On dit aussi que Houari Boumediene mourut sans rien, son héritage consistant en un compte en banque où il y avait, à peine, 600 dinars. Les gens se souviennent encore de ses discours, notamment celui du 24 février 1971 ! Beaucoup en viennent à regretter son époque et n'hésitent pas, à titre posthume, à le « remercier » pour les moments de fierté qu'il leur à procurés.

Aujourd'hui, pour l'auteur du fameux et non moins mémorable discours de Sétif de 2012, l'exercice présidentiel semble se compliquer avec cette affaire de gaz de schiste qui cache, en fait, une grande détresse économique et sociale des populations du grand Sud et qui n'en finit pas de soulever les passions. Le risque est grand, écrivait un chroniqueur, affirmant « qu'il suffit d'un murmure pour qu'Al-Jazeera dépoussière ses studios et tourne ses scènes favorites d'un soulèvement en 3D à partir d'In Salah, ou toute autre partie du territoire ».

Et le décor commence à se mettre en place, avec déjà, l'entrée en scène d'un certain José Bové, député français au Parlement européen, altermondialiste connu pour son combat contre les OGM, qui a déclaré au journal électronique TSA : « (?) avec la répression qu'il y a eu ces dernières 48 heures à In Salah, il faudrait peut-être qu'on passe à un stade supérieur (?) ».

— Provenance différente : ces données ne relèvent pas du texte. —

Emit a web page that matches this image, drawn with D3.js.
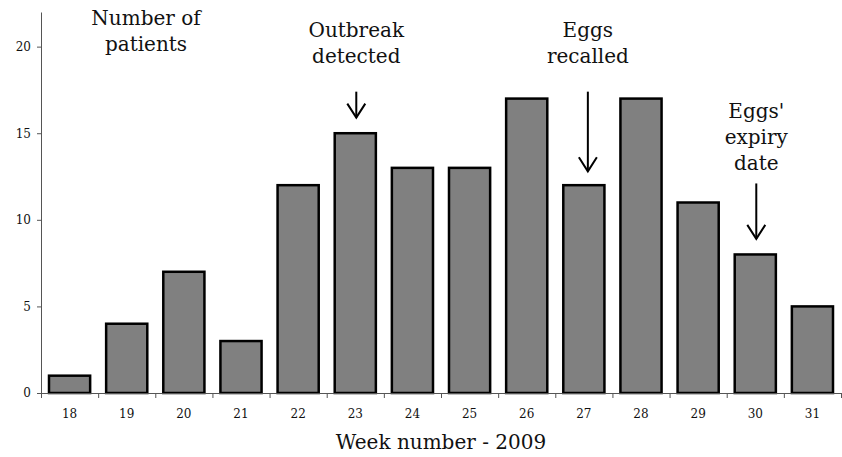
<!DOCTYPE html>
<html lang="en">
<head>
  <meta charset="UTF-8">
  <title>Number of patients per week - 2009</title>
  <script src="https://d3js.org/d3.v7.min.js"></script>
  <style>
    body { margin: 0; background: #fff; }
    svg text { font-family: 'DejaVu Serif', serif; fill: #111; }
    .axis path, .axis line { stroke: #555; }
    .bar { fill: #808080; stroke: #000; stroke-width: 2.5px; }
    .arrow { stroke: #000; stroke-width: 2px; fill: none; }
  </style>
</head>
<body>
  <svg id="chart" width="842" height="457"></svg>

  <script>
    // weeks and patient counts
    const weeks = ["18", "19", "20", "21", "22", "23", "24", "25", "26", "27", "28", "29", "30", "31"];
    const patients = [1, 4, 7, 3, 12, 15, 13, 13, 17, 12, 17, 11, 8, 5];
    const yTicks = [0, 5, 10, 15, 20];

    // annotations: week, text lines, arrow from/to (in patients)
    const noteWeeks = ["23", "27", "30"];
    const noteLines = [["Outbreak", "detected"], ["Eggs", "recalled"], ["Eggs'", "expiry", "date"]];
    const arrowFrom = [17.4, 17.4, 12.1];
    const arrowTo = [15.9, 12.8, 8.9];

    const svg = d3.select("#chart");
    const plotLeft = 41, plotRight = 841, plotBottom = 393, plotTop = 12;
    const fontBig = "20px", lineGap = 26;

    const x = d3.scaleBand()
      .domain(weeks)
      .range([plotLeft, plotRight])
      .paddingInner(0.28)
      .paddingOuter(0.14);

    const y = d3.scaleLinear()
      .domain([0, 22])
      .range([plotBottom, plotTop]);

    // bars
    svg.selectAll(".bar")
      .data(weeks)
      .enter().append("rect")
      .attr("class", "bar")
      .attr("x", d => x(d))
      .attr("width", x.bandwidth())
      .attr("y", (d, i) => y(patients[i]))
      .attr("height", (d, i) => plotBottom - y(patients[i]));

    // y axis
    const yAxis = svg.append("g")
      .attr("class", "axis")
      .attr("transform", `translate(${plotLeft},0)`)
      .call(d3.axisLeft(y).tickValues(yTicks).tickSize(4).tickPadding(6).tickSizeOuter(0));
    yAxis.selectAll("text").style("font-size", "12px");

    // x axis: ticks between the bars, labels centred on them
    const step = x.step();
    const boundaries = d3.range(weeks.length + 1).map(i => plotLeft + i * step);
    const xg = svg.append("g").attr("class", "axis");
    xg.append("line")
      .attr("x1", plotLeft).attr("x2", plotRight + 1)
      .attr("y1", plotBottom + 0.5).attr("y2", plotBottom + 0.5);
    xg.selectAll(".tick")
      .data(boundaries)
      .enter().append("line")
      .attr("x1", d => d + 0.5).attr("x2", d => d + 0.5)
      .attr("y1", plotBottom).attr("y2", plotBottom + 5);
    xg.selectAll(".lbl")
      .data(weeks)
      .enter().append("text")
      .attr("x", d => x(d) + x.bandwidth() / 2)
      .attr("y", plotBottom + 25)
      .attr("text-anchor", "middle")
      .style("font-size", "12px")
      .text(d => d);

    // axis titles
    svg.append("text")
      .attr("x", 441).attr("y", 449)
      .attr("text-anchor", "middle")
      .style("font-size", fontBig)
      .text("Week number - 2009");

    const yTitle = svg.append("text")
      .attr("text-anchor", "middle")
      .style("font-size", fontBig);
    yTitle.append("tspan").attr("x", 146).attr("y", 25).text("Number of");
    yTitle.append("tspan").attr("x", 146).attr("y", 25 + lineGap).text("patients");

    // annotations (baseline of first text line)
    const noteTextY = [37, 37, 118];
    noteWeeks.forEach((w, i) => {
      const cx = x(w) + x.bandwidth() / 2 + (i === 1 ? 4 : 1);
      const t = svg.append("text")
        .attr("text-anchor", "middle")
        .style("font-size", fontBig);
      noteLines[i].forEach((s, j) => {
        t.append("tspan")
          .attr("x", cx)
          .attr("y", noteTextY[i] + j * lineGap)
          .text(s);
      });

      const y0 = y(arrowFrom[i]), y1 = y(arrowTo[i]);
      svg.append("line")
        .attr("class", "arrow")
        .attr("x1", cx).attr("x2", cx)
        .attr("y1", y0).attr("y2", y1);
      svg.append("path")
        .attr("class", "arrow")
        .attr("d", `M${cx - 9},${y1 - 14}L${cx},${y1}L${cx + 9},${y1 - 14}`);
    });
  </script>
</body>
</html>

A moins qu'Abdelaziz Bouteflika, celui-là même qui refuse d'être considéré comme un trois-quart de président, n'ordonne à Sellal d'ouvrir, dans la foulée du code de la famille, le chantier de la révision de la loi sur les hydrocarbures et de soumettre cette question de gaz de schiste qui taraude l'esprit de nos concitoyens d'In Salah et d'ailleurs à un large débat populaire !

A ce moment-là, on pourra lui dire : « merci, monsieur le Président ! ».